The Most Interesting Man in the World's greatest feat may be keeping a middling team's clubhouse in good spirits.
CSNChicago's Chuck Garfien chronicled the tales of The Most Interesting [Cardboard] Man in the World today, which leads to this conclusion: Chemistry isn't a problem with the White Sox.
Teams don't have to have good chemistry to win, and they certainly don't have to have bad chemistry to lose. But in a clubhouse with an underachiever at every turn, the Sox are staying loose. The Dos Equis guy is evidence enough of that.
It would be easy for one of the Sox veterans -- Paul Konerko, Mark Buehrle, A.J. Pierzynski, Matt Thornton, etc. -- to jump down the throat of, say, Alex Rios. His misplay of an Eric Hosmer fly ball in the first inning Wednesday quickly put the Sox down 1-0, just another moment in a string of mishaps by the high-priced center fielder at the plate and on the field this season.

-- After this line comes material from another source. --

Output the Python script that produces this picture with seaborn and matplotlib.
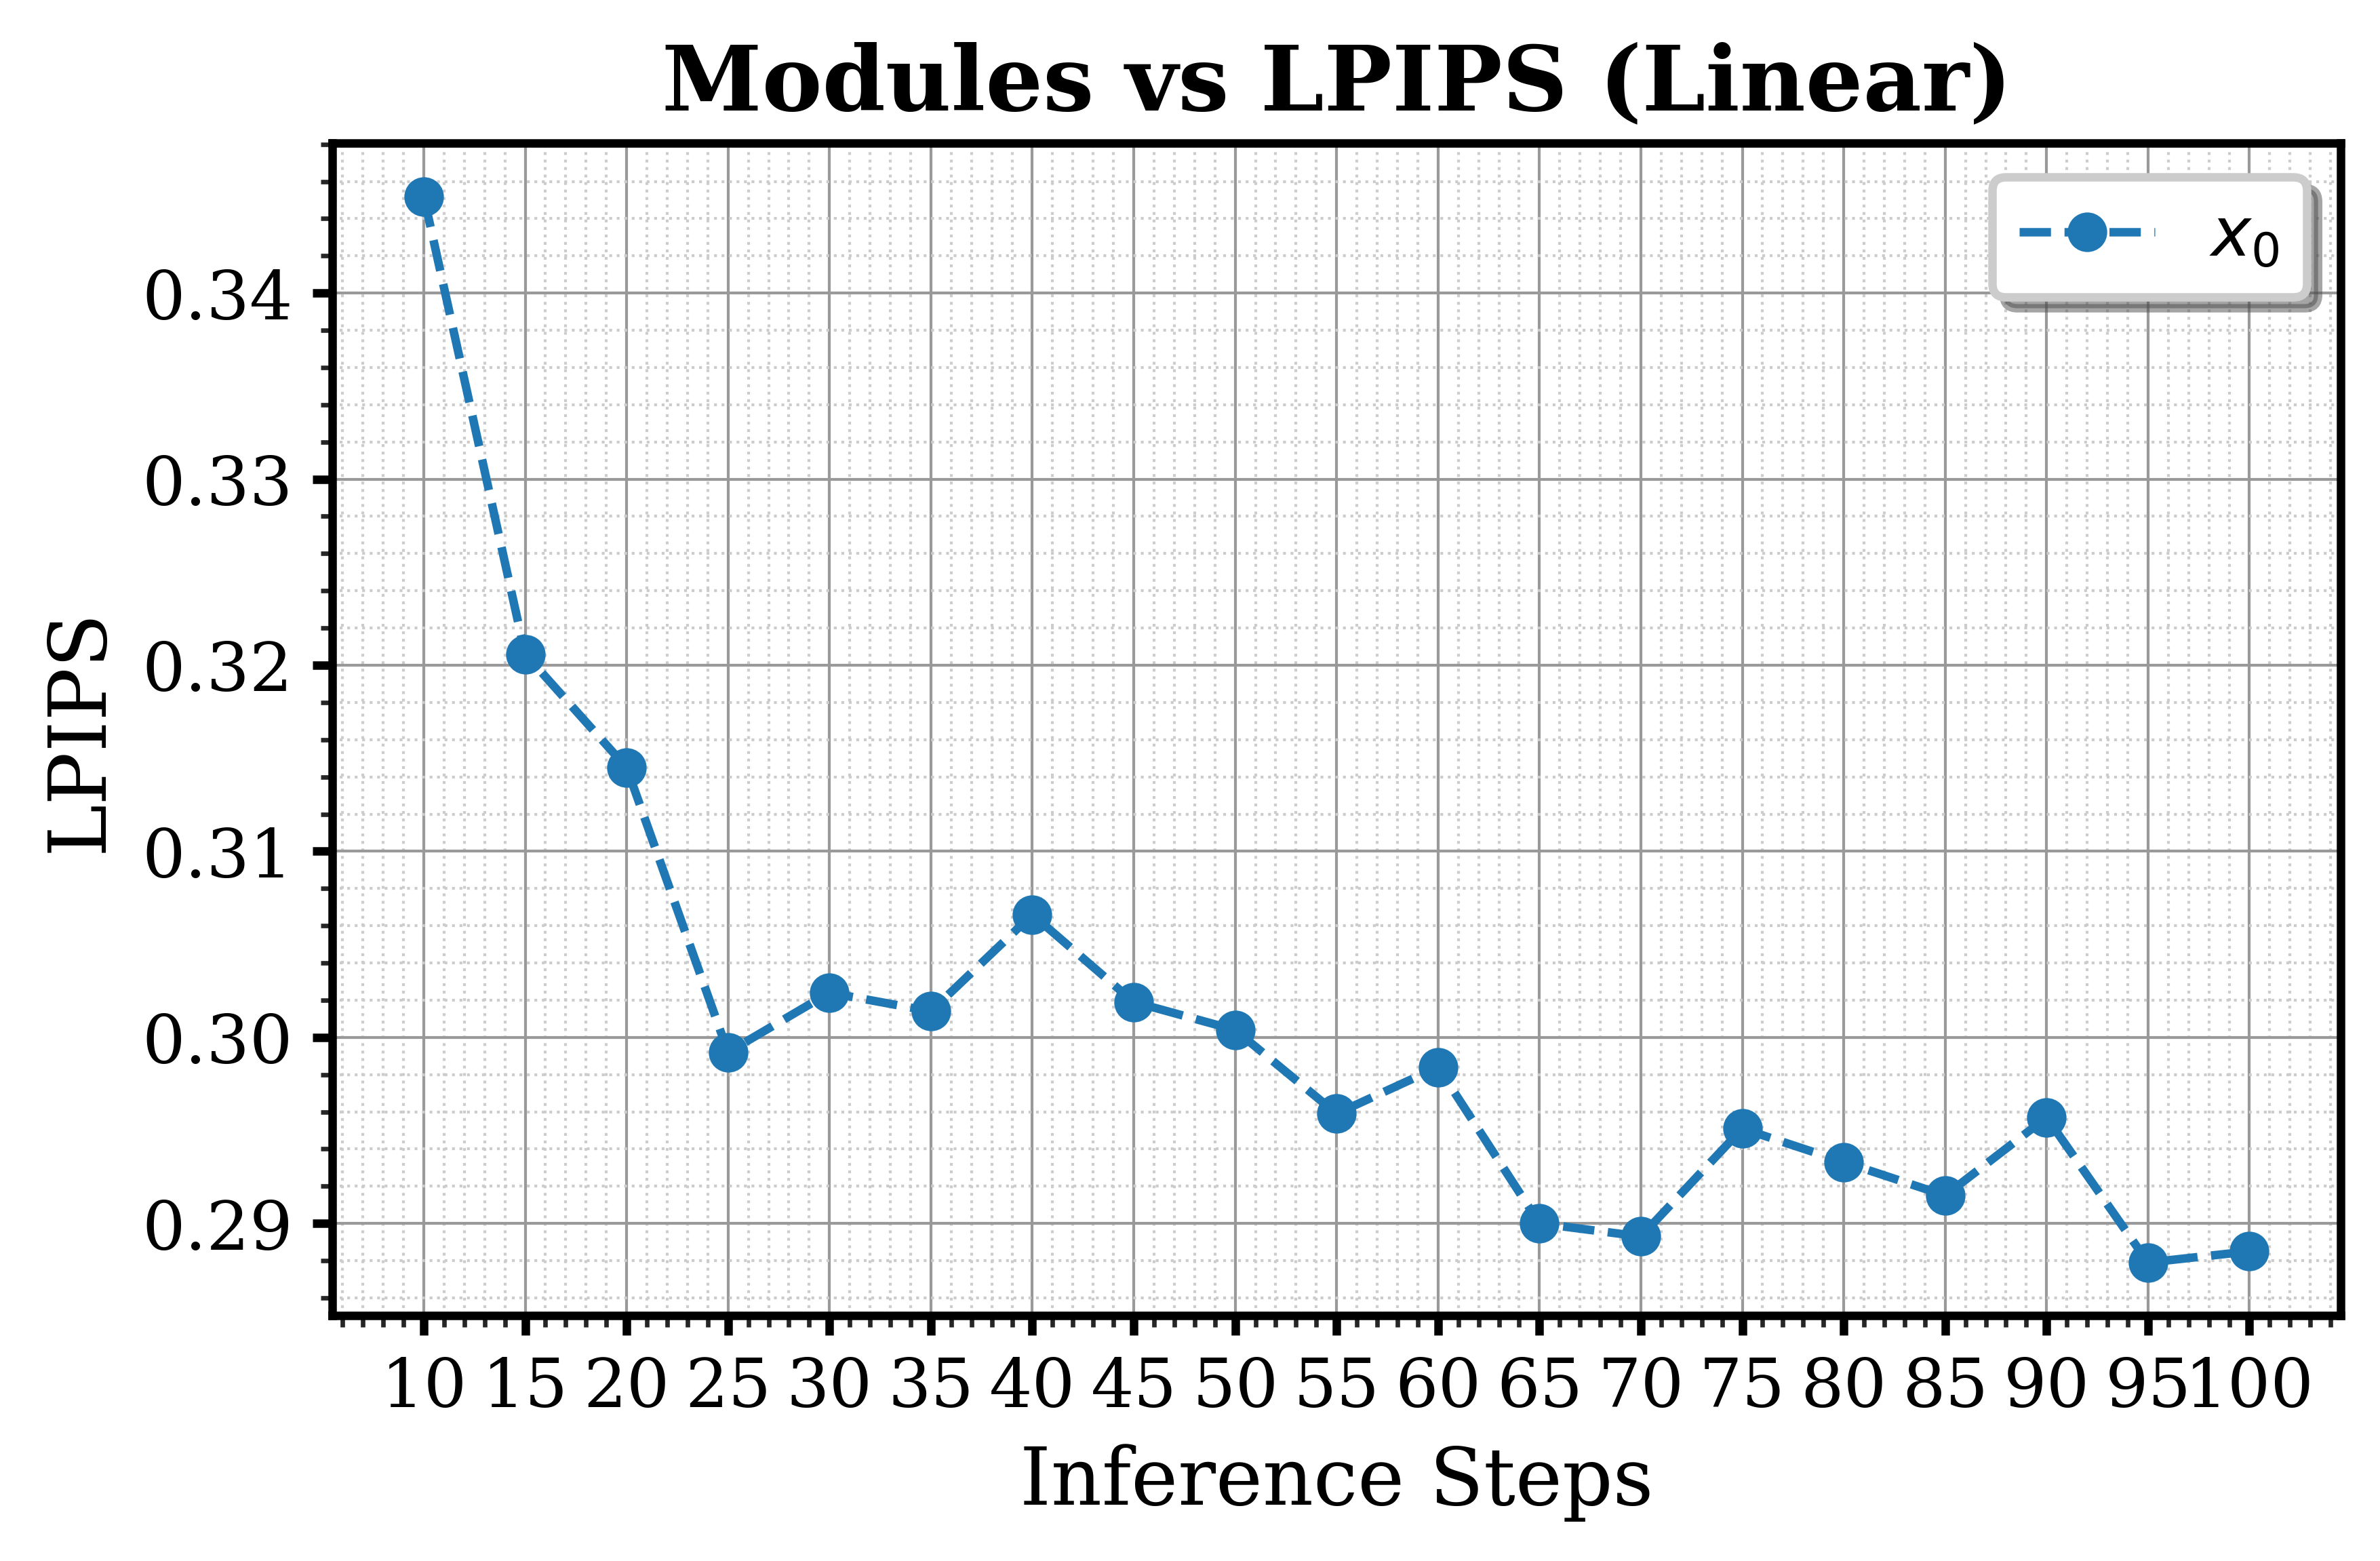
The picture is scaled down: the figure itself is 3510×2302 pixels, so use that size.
import numpy as np
import pandas as pd
import seaborn as sns
import matplotlib.pyplot as plt
from matplotlib.ticker import MultipleLocator, AutoMinorLocator

# values
inference_steps = [10, 15, 20, 25, 30, 35, 40, 45, 50, 55, 60, 65, 70, 75, 80, 85, 90, 95, 100]
lpips_values = [0.3452, 0.3206, 0.3145, 0.2992, 0.3024, 0.3014, 0.3066, 0.3019, 0.3004,
                0.2959, 0.2984, 0.2900, 0.2893, 0.2951, 0.2933, 0.2915, 0.2957, 0.2879, 0.2885]
series_label = '$x_0$'

df = pd.DataFrame({'steps': inference_steps, 'lpips': lpips_values})

sns.set_theme(style='ticks')
plt.rcParams['font.family'] = ['DejaVu Serif']
plt.rcParams['mathtext.fontset'] = 'dejavusans'
plt.rcParams['text.color'] = 'black'
plt.rcParams['axes.labelcolor'] = 'black'

fig = plt.figure(figsize=(5.85, 3.8383), dpi=600)
ax = fig.add_axes([0.1397, 0.157, 0.8438, 0.751])

#line with markers
sns.lineplot(data=df, x='steps', y='lpips', marker='o', linestyle='--', color='#1f77b4',
             linewidth=1.5, markersize=7, markeredgewidth=0, label=series_label, ax=ax)

#ticks and grid
ax.set_xticks(inference_steps)
ax.xaxis.set_minor_locator(MultipleLocator(1))
ax.yaxis.set_major_locator(MultipleLocator(0.01))
ax.yaxis.set_minor_locator(AutoMinorLocator(5))
ax.grid(which='major', color='#999999', linewidth=0.5, linestyle='-')
ax.grid(which='minor', color='#cccccc', linewidth=0.5, linestyle=':')
ax.set_axisbelow(True)
ax.tick_params(which='major', direction='out', length=3.5, width=1.5, labelsize=12, colors='black')
ax.tick_params(which='minor', direction='out', length=2, width=0.8)
ax.tick_params(top=False, right=False, which='both')

for s in ax.spines.values():
    s.set_linewidth(1.5)
    s.set_color('black')

#title and axis labels
ax.set_title('Modules vs LPIPS (Linear)', fontsize=16, fontweight='bold', color='black')
ax.set_xlabel('Inference Steps', fontsize=14)
ax.set_ylabel('LPIPS', fontsize=14)

leg = ax.legend(loc='upper right', fontsize=12, fancybox=True, shadow=True, framealpha=1)
leg.get_frame().set_edgecolor('#cccccc')
leg.get_frame().set_linewidth(1.5)
for t in leg.get_texts():
    t.set_family('DejaVu Sans')
    t.set_color('black')

plt.savefig('out.png', dpi=600)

But if Rios ever comes up with a game-winning hit or a key defensive play, expect him to begin his postgame interview with "that's an interesting question." The perfectly-groomed beard and content smile of The Most Interesting Man in the World will be staring back into the TV cameras surrounding Rios' locker.
It's apparently quite easy for the team to rally around Juan Pierre, the poster child for hard work and doing things the right way. Despite Pierre's poor offensive credentials, he hasn't lost support from anyone on the White Sox. Again, good chemistry.
But I can't stress enough that good chemistry only gets a team so far. The White Sox are two games under .500 at 43-45, struggling in the quicksand of mediocrity. And yet, the Sox are maintaining that removing Pierre from the roster would have massively negative consequences.
"First of all, Pierre is one of the great men I've ever coached," Walker said. "His makeup is off the charts. And he's a winner. You can win with Juan Pierre and we know it. -- Whitesox.com
"I wish I had 25 Juan Pierres, with all due respect to [Paul] Konerko, [Alex] Rios, [Adam] Dunn," skipper Ozzie Guillen said, displaying his irrationality for all to see. "If you ever manage Juan Pierre, you appreciate the way this kid goes about his business." -- Chicago Sun-Times
“I told you guys yesterday that I'd take [Pierre] up during a big situation over just about anybody on our team,” Pierzynski said. “You know he's going to put the ball in play and he usually has a solid at-bat … For J.P. to get the hit after a great at-bat from [Gordon] Beckham with the walk was huge. It was obviously the only run. He had a great at-bat, two strikes, fouled off some pitches and just flipped the ball out there. That's what J.P. can do. He puts the ball in play, makes things happen. I couldn't be happier for him and like I said I have more faith in him than just about anybody in here.” -- CSNChicago
Pierre obviously isn't the only problem. Rios is one. Adam Dunn is another. Ditto Gordon Beckham. But he's the easiest problem to eradicate given his relatively low cost and major-league ready replacement.
Maybe getting rid of Pierre would upset team chemistry. Maybe Dayan Viciedo, try as he might, would never end up with a cardboard cutout of a wildly popular beer spokesman behind him in a postgame interview.
But good chemistry can only take a team so far. Better players will take it further.